**WORK INSTRUCTIONS:** Pictures stay out of the copy; set down each line of the listing below exactly.
>> START
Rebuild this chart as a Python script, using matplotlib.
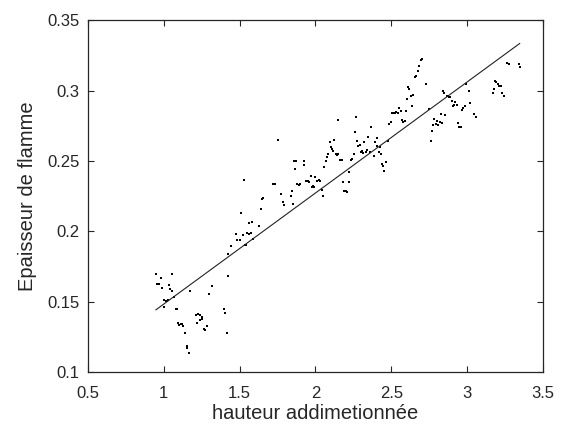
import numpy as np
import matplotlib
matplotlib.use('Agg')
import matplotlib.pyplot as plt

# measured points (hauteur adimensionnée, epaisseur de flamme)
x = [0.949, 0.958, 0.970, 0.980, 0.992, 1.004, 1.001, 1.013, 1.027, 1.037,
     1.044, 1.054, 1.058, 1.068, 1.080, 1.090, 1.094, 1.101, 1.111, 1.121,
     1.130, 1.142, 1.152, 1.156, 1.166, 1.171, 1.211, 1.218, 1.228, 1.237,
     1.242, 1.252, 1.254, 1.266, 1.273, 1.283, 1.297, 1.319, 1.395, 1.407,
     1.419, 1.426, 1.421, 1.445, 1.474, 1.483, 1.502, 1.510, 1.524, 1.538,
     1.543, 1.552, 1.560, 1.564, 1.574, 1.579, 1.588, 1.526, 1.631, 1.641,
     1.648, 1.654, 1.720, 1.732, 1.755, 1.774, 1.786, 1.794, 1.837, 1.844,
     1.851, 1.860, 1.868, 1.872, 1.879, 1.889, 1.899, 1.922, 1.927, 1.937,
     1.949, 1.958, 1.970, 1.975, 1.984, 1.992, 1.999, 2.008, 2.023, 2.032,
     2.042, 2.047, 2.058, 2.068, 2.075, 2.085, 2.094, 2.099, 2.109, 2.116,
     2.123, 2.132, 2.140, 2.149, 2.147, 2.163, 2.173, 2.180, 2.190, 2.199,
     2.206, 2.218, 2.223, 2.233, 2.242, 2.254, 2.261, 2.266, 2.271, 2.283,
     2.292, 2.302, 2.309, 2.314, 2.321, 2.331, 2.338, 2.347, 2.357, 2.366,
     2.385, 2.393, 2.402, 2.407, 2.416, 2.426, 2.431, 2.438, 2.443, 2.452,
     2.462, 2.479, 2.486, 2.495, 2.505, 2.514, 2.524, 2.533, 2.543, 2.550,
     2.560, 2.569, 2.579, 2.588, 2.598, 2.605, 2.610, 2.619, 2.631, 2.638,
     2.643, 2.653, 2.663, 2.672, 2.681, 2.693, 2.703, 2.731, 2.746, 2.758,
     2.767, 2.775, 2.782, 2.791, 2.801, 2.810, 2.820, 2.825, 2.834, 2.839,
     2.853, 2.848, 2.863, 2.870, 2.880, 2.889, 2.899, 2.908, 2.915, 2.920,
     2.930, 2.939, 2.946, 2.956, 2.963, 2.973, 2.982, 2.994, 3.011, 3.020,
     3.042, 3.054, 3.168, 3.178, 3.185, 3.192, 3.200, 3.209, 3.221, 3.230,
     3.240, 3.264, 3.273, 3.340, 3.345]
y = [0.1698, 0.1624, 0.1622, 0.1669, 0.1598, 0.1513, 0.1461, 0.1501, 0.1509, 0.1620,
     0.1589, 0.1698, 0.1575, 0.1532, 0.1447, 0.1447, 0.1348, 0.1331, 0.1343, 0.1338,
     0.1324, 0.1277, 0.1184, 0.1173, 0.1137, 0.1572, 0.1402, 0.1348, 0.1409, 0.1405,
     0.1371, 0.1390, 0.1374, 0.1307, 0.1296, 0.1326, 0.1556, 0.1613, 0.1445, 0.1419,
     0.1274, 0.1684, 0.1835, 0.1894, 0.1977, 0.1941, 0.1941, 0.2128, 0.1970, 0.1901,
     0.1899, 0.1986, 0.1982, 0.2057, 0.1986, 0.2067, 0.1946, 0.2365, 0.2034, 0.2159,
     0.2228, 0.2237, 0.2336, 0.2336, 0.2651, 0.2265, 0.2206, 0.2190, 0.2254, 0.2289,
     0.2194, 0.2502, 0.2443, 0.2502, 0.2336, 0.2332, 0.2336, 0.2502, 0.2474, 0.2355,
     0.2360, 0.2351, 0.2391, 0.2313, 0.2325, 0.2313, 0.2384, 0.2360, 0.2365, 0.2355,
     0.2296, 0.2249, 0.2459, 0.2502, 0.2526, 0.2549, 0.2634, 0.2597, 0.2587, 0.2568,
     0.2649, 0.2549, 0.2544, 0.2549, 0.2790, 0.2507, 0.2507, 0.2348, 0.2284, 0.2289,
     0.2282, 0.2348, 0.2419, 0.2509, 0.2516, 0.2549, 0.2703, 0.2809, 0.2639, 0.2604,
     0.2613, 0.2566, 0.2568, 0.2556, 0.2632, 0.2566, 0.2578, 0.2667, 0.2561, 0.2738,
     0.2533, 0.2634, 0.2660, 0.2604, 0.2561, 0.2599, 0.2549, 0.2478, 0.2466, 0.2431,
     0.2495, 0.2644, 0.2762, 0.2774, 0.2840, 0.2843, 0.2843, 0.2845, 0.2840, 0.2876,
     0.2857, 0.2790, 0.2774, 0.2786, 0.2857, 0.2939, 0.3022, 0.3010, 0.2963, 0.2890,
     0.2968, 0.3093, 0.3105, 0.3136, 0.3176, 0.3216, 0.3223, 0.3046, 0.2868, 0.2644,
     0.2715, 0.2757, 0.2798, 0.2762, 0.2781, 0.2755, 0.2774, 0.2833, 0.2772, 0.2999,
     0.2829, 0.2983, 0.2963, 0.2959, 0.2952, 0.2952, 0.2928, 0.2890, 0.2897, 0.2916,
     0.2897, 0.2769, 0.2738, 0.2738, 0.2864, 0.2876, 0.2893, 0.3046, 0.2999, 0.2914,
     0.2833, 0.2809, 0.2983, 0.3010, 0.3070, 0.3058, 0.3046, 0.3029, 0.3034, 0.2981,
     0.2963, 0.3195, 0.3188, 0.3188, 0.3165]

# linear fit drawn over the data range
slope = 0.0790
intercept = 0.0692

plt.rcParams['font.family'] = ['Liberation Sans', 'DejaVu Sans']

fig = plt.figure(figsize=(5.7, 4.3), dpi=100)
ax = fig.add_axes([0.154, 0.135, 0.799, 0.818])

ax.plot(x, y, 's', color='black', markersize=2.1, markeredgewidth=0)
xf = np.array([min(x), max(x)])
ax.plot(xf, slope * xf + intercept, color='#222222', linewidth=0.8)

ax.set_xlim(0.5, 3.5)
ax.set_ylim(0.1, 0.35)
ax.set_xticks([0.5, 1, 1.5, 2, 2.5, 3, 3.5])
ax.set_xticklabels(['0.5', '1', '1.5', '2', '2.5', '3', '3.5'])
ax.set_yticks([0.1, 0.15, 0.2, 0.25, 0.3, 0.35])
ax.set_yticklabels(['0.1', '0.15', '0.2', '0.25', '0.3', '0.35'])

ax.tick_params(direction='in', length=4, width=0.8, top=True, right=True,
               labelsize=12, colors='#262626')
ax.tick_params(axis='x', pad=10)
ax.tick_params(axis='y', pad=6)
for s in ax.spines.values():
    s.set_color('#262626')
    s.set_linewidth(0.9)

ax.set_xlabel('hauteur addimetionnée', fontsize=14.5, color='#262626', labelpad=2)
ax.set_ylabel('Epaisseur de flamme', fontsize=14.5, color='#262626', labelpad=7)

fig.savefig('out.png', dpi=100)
>> END
**THE ANSWER:**
Rebuild this chart as a Python script, using matplotlib.
import numpy as np
import matplotlib
matplotlib.use('Agg')
import matplotlib.pyplot as plt

# measured points (hauteur adimensionnée, epaisseur de flamme)
x = [0.949, 0.958, 0.970, 0.980, 0.992, 1.004, 1.001, 1.013, 1.027, 1.037,
     1.044, 1.054, 1.058, 1.068, 1.080, 1.090, 1.094, 1.101, 1.111, 1.121,
     1.130, 1.142, 1.152, 1.156, 1.166, 1.171, 1.211, 1.218, 1.228, 1.237,
     1.242, 1.252, 1.254, 1.266, 1.273, 1.283, 1.297, 1.319, 1.395, 1.407,
     1.419, 1.426, 1.421, 1.445, 1.474, 1.483, 1.502, 1.510, 1.524, 1.538,
     1.543, 1.552, 1.560, 1.564, 1.574, 1.579, 1.588, 1.526, 1.631, 1.641,
     1.648, 1.654, 1.720, 1.732, 1.755, 1.774, 1.786, 1.794, 1.837, 1.844,
     1.851, 1.860, 1.868, 1.872, 1.879, 1.889, 1.899, 1.922, 1.927, 1.937,
     1.949, 1.958, 1.970, 1.975, 1.984, 1.992, 1.999, 2.008, 2.023, 2.032,
     2.042, 2.047, 2.058, 2.068, 2.075, 2.085, 2.094, 2.099, 2.109, 2.116,
     2.123, 2.132, 2.140, 2.149, 2.147, 2.163, 2.173, 2.180, 2.190, 2.199,
     2.206, 2.218, 2.223, 2.233, 2.242, 2.254, 2.261, 2.266, 2.271, 2.283,
     2.292, 2.302, 2.309, 2.314, 2.321, 2.331, 2.338, 2.347, 2.357, 2.366,
     2.385, 2.393, 2.402, 2.407, 2.416, 2.426, 2.431, 2.438, 2.443, 2.452,
     2.462, 2.479, 2.486, 2.495, 2.505, 2.514, 2.524, 2.533, 2.543, 2.550,
     2.560, 2.569, 2.579, 2.588, 2.598, 2.605, 2.610, 2.619, 2.631, 2.638,
     2.643, 2.653, 2.663, 2.672, 2.681, 2.693, 2.703, 2.731, 2.746, 2.758,
     2.767, 2.775, 2.782, 2.791, 2.801, 2.810, 2.820, 2.825, 2.834, 2.839,
     2.853, 2.848, 2.863, 2.870, 2.880, 2.889, 2.899, 2.908, 2.915, 2.920,
     2.930, 2.939, 2.946, 2.956, 2.963, 2.973, 2.982, 2.994, 3.011, 3.020,
     3.042, 3.054, 3.168, 3.178, 3.185, 3.192, 3.200, 3.209, 3.221, 3.230,
     3.240, 3.264, 3.273, 3.340, 3.345]
y = [0.1698, 0.1624, 0.1622, 0.1669, 0.1598, 0.1513, 0.1461, 0.1501, 0.1509, 0.1620,
     0.1589, 0.1698, 0.1575, 0.1532, 0.1447, 0.1447, 0.1348, 0.1331, 0.1343, 0.1338,
     0.1324, 0.1277, 0.1184, 0.1173, 0.1137, 0.1572, 0.1402, 0.1348, 0.1409, 0.1405,
     0.1371, 0.1390, 0.1374, 0.1307, 0.1296, 0.1326, 0.1556, 0.1613, 0.1445, 0.1419,
     0.1274, 0.1684, 0.1835, 0.1894, 0.1977, 0.1941, 0.1941, 0.2128, 0.1970, 0.1901,
     0.1899, 0.1986, 0.1982, 0.2057, 0.1986, 0.2067, 0.1946, 0.2365, 0.2034, 0.2159,
     0.2228, 0.2237, 0.2336, 0.2336, 0.2651, 0.2265, 0.2206, 0.2190, 0.2254, 0.2289,
     0.2194, 0.2502, 0.2443, 0.2502, 0.2336, 0.2332, 0.2336, 0.2502, 0.2474, 0.2355,
     0.2360, 0.2351, 0.2391, 0.2313, 0.2325, 0.2313, 0.2384, 0.2360, 0.2365, 0.2355,
     0.2296, 0.2249, 0.2459, 0.2502, 0.2526, 0.2549, 0.2634, 0.2597, 0.2587, 0.2568,
     0.2649, 0.2549, 0.2544, 0.2549, 0.2790, 0.2507, 0.2507, 0.2348, 0.2284, 0.2289,
     0.2282, 0.2348, 0.2419, 0.2509, 0.2516, 0.2549, 0.2703, 0.2809, 0.2639, 0.2604,
     0.2613, 0.2566, 0.2568, 0.2556, 0.2632, 0.2566, 0.2578, 0.2667, 0.2561, 0.2738,
     0.2533, 0.2634, 0.2660, 0.2604, 0.2561, 0.2599, 0.2549, 0.2478, 0.2466, 0.2431,
     0.2495, 0.2644, 0.2762, 0.2774, 0.2840, 0.2843, 0.2843, 0.2845, 0.2840, 0.2876,
     0.2857, 0.2790, 0.2774, 0.2786, 0.2857, 0.2939, 0.3022, 0.3010, 0.2963, 0.2890,
     0.2968, 0.3093, 0.3105, 0.3136, 0.3176, 0.3216, 0.3223, 0.3046, 0.2868, 0.2644,
     0.2715, 0.2757, 0.2798, 0.2762, 0.2781, 0.2755, 0.2774, 0.2833, 0.2772, 0.2999,
     0.2829, 0.2983, 0.2963, 0.2959, 0.2952, 0.2952, 0.2928, 0.2890, 0.2897, 0.2916,
     0.2897, 0.2769, 0.2738, 0.2738, 0.2864, 0.2876, 0.2893, 0.3046, 0.2999, 0.2914,
     0.2833, 0.2809, 0.2983, 0.3010, 0.3070, 0.3058, 0.3046, 0.3029, 0.3034, 0.2981,
     0.2963, 0.3195, 0.3188, 0.3188, 0.3165]

# linear fit drawn over the data range
slope = 0.0790
intercept = 0.0692

plt.rcParams['font.family'] = ['Liberation Sans', 'DejaVu Sans']

fig = plt.figure(figsize=(5.7, 4.3), dpi=100)
ax = fig.add_axes([0.154, 0.135, 0.799, 0.818])

ax.plot(x, y, 's', color='black', markersize=2.1, markeredgewidth=0)
xf = np.array([min(x), max(x)])
ax.plot(xf, slope * xf + intercept, color='#222222', linewidth=0.8)

ax.set_xlim(0.5, 3.5)
ax.set_ylim(0.1, 0.35)
ax.set_xticks([0.5, 1, 1.5, 2, 2.5, 3, 3.5])
ax.set_xticklabels(['0.5', '1', '1.5', '2', '2.5', '3', '3.5'])
ax.set_yticks([0.1, 0.15, 0.2, 0.25, 0.3, 0.35])
ax.set_yticklabels(['0.1', '0.15', '0.2', '0.25', '0.3', '0.35'])

ax.tick_params(direction='in', length=4, width=0.8, top=True, right=True,
               labelsize=12, colors='#262626')
ax.tick_params(axis='x', pad=10)
ax.tick_params(axis='y', pad=6)
for s in ax.spines.values():
    s.set_color('#262626')
    s.set_linewidth(0.9)

ax.set_xlabel('hauteur addimetionnée', fontsize=14.5, color='#262626', labelpad=2)
ax.set_ylabel('Epaisseur de flamme', fontsize=14.5, color='#262626', labelpad=7)

fig.savefig('out.png', dpi=100)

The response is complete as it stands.